- Records with drawing code
---+---
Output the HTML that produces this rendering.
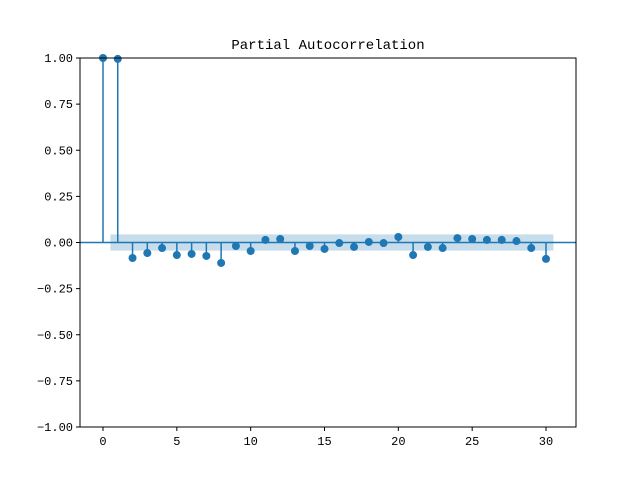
<!DOCTYPE html>
<html><head><meta charset="utf-8"><style>html,body{margin:0;padding:0;background:#fff}svg{display:block}text{font-family:"WenQuanYi Zen Hei","Liberation Mono",sans-serif;font-size:12px;fill:#000}</style></head><body>
<svg width="640" height="480" viewBox="0 0 640 480" xmlns="http://www.w3.org/2000/svg">
<rect width="640" height="480" fill="#fff"/>
<g id="plot"></g>
<rect x="80" y="58" width="496" height="369" fill="none" stroke="#000" stroke-width="1"/>
<text x="328" y="49" text-anchor="middle" style="font-size:14px">Partial Autocorrelation</text>
<g id="axes"></g>
</svg>
<script>
var vals=[1,0.995,-0.084,-0.057,-0.03,-0.068,-0.062,-0.073,-0.111,-0.019,-0.046,0.014,0.019,-0.046,-0.019,-0.035,-0.003,-0.024,0.003,-0.003,0.03,-0.068,-0.024,-0.03,0.024,0.019,0.014,0.014,0.008,-0.03,-0.089];
function X(v){return 103+v*14.767;}function Y(v){return 242.5-v*184.5;}
var s='';var c='#1f77b4';
s+='<rect x="'+X(0.5)+'" y="'+Y(0.044)+'" width="'+(X(30.5)-X(0.5))+'" height="'+(Y(-0.044)-Y(0.044))+'" fill="'+c+'" fill-opacity="0.25"/>';
s+='<line x1="80" x2="576" y1="'+Y(0)+'" y2="'+Y(0)+'" stroke="'+c+'" stroke-width="1.5"/>';
for(var i=0;i<vals.length;i++){s+='<line x1="'+X(i)+'" x2="'+X(i)+'" y1="'+Y(0)+'" y2="'+Y(vals[i])+'" stroke="'+c+'" stroke-width="1.5"/>';s+='<circle cx="'+X(i)+'" cy="'+Y(vals[i])+'" r="4" fill="'+c+'"/>';}
document.getElementById('plot').innerHTML=s;
var a='';
for(var t=0;t<=30;t+=5){a+='<line x1="'+X(t)+'" x2="'+X(t)+'" y1="427" y2="431" stroke="#000"/><text x="'+X(t)+'" y="445" text-anchor="middle">'+t+'</text>';}
for(var k=-4;k<=4;k++){var v=k*0.25;var l=(v<0?'\u22120':'0')+'';l=(v<0?'\u2212':'')+Math.abs(v).toFixed(2);a+='<line x1="76" x2="80" y1="'+Y(v)+'" y2="'+Y(v)+'" stroke="#000"/><text x="73" y="'+(Y(v)+4)+'" text-anchor="end">'+l+'</text>';}
document.getElementById('axes').innerHTML=a;
</script>
</body></html>
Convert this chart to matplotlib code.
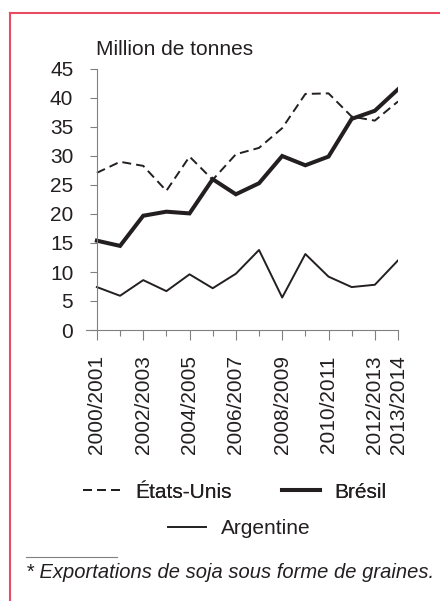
import matplotlib
matplotlib.use('Agg')
import matplotlib.pyplot as plt
from matplotlib.lines import Line2D
from matplotlib.ticker import FixedLocator, FixedFormatter

plt.rcParams['font.family'] = ['Liberation Sans', 'DejaVu Sans']

# data
seasons = ['2000/2001', '2001/2002', '2002/2003', '2003/2004', '2004/2005',
           '2005/2006', '2006/2007', '2007/2008', '2008/2009', '2009/2010',
           '2010/2011', '2011/2012', '2012/2013', '2013/2014']
etats_unis = [27.1, 29.0, 28.3, 24.0, 29.9, 25.9, 30.3, 31.4, 34.8, 40.7, 40.8, 36.8, 36.1, 39.4]
bresil = [15.4, 14.5, 19.7, 20.4, 20.1, 26.0, 23.4, 25.3, 30.0, 28.4, 29.9, 36.4, 37.8, 41.5]
argentine = [7.4, 5.9, 8.6, 6.7, 9.6, 7.2, 9.7, 13.8, 5.6, 13.1, 9.2, 7.4, 7.8, 12.0]
labelled = [0, 2, 4, 6, 8, 10, 12, 13]
y_ticks = [0, 5, 10, 15, 20, 25, 30, 35, 40, 45]

ink = '#231f20'
axis_gray = '#808080'
frame_red = '#ea4a62'
fs = 15

fig = plt.figure(figsize=(4.4, 6.01), dpi=100)
ax = fig.add_axes([86 / 440, 1 - 330 / 601, (398 - 86) / 440, (330 - 69) / 601])

x = list(range(len(seasons)))
l_us, = ax.plot(x, etats_unis, color=ink, lw=1.4, dashes=(4.6, 2.6))
l_br, = ax.plot(x, bresil, color=ink, lw=2.9, solid_joinstyle='miter')
l_ar, = ax.plot(x, argentine, color=ink, lw=1.4)

ax.set_xlim(-0.47, len(seasons) - 1)
ax.set_ylim(0, 45)
ax.spines['left'].set_position(('data', 0))
for s in ['top', 'right']:
    ax.spines[s].set_visible(False)
for s in ['left', 'bottom']:
    ax.spines[s].set_color(axis_gray)
    ax.spines[s].set_linewidth(0.8)

ax.xaxis.set_major_locator(FixedLocator(labelled))
ax.xaxis.set_major_formatter(FixedFormatter([seasons[i] for i in labelled]))
ax.xaxis.set_minor_locator(FixedLocator([i for i in x if i not in labelled]))
ax.tick_params(axis='x', which='major', length=7.2, width=0.8, color=axis_gray,
               direction='out', pad=11, labelsize=fs, labelcolor=ink, labelrotation=90)
ax.tick_params(axis='x', which='minor', length=4.3, width=0.8, color=axis_gray, direction='out')
ax.set_yticks(y_ticks)
ax.tick_params(axis='y', length=5, width=0.8, color=axis_gray, direction='out',
               pad=12, labelsize=fs, labelcolor=ink)

fig.text(96 / 440, 1 - 55 / 601, 'Million de tonnes', fontsize=fs, color=ink, va='baseline')

leg1 = fig.legend([l_us, l_br], ['États-Unis', 'Brésil'], ncol=2, loc='center left',
                  bbox_to_anchor=(83 / 440, 1 - 492 / 601), frameon=False, fontsize=fs,
                  handlelength=1.8, handletextpad=0.72, columnspacing=2.4,
                  borderpad=0, borderaxespad=0, labelcolor=ink)
fig.legend([l_ar], ['Argentine'], loc='center left',
           bbox_to_anchor=(168 / 440, 1 - 529 / 601), frameon=False, fontsize=fs,
           handlelength=1.8, handletextpad=0.72, borderpad=0, borderaxespad=0, labelcolor=ink)
fig.add_artist(leg1)

# footnote
fig.add_artist(Line2D([26 / 440, 117 / 440], [1 - 557 / 601] * 2, color=axis_gray, lw=0.8))
fig.text(26 / 440, 1 - 578 / 601, '* Exportations de soja sous forme de graines.',
         fontsize=14.5, style='italic', color=ink, va='baseline')

# red frame
fig.add_artist(Line2D([10 / 440, 1.0], [1 - 13 / 601] * 2, color=frame_red, lw=1.5))
fig.add_artist(Line2D([10 / 440] * 2, [1 - 13 / 601, 0.0], color=frame_red, lw=1.5))

fig.savefig('out.png', dpi=100)
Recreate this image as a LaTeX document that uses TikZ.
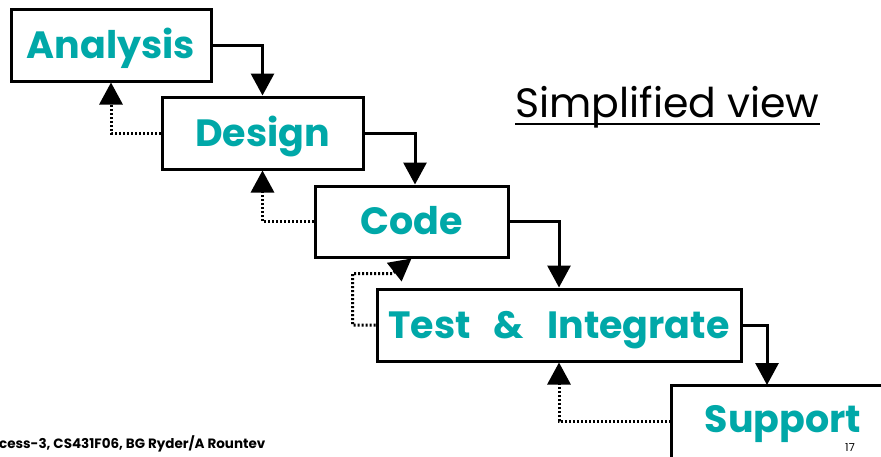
---+---
- Task prompt
Using the data above, print only the lines starting at the one with "Convert this chart to matplotlib code." and ending at the one with "plt.rcParams['font.family'] = ['Liberation", exactly as they stand, minus the pictures.

- Result below
Convert this chart to matplotlib code.
import matplotlib
matplotlib.use('Agg')
import matplotlib.pyplot as plt
from matplotlib.lines import Line2D
from matplotlib.ticker import FixedLocator, FixedFormatter

plt.rcParams['font.family'] = ['Liberation Sans', 'DejaVu Sans']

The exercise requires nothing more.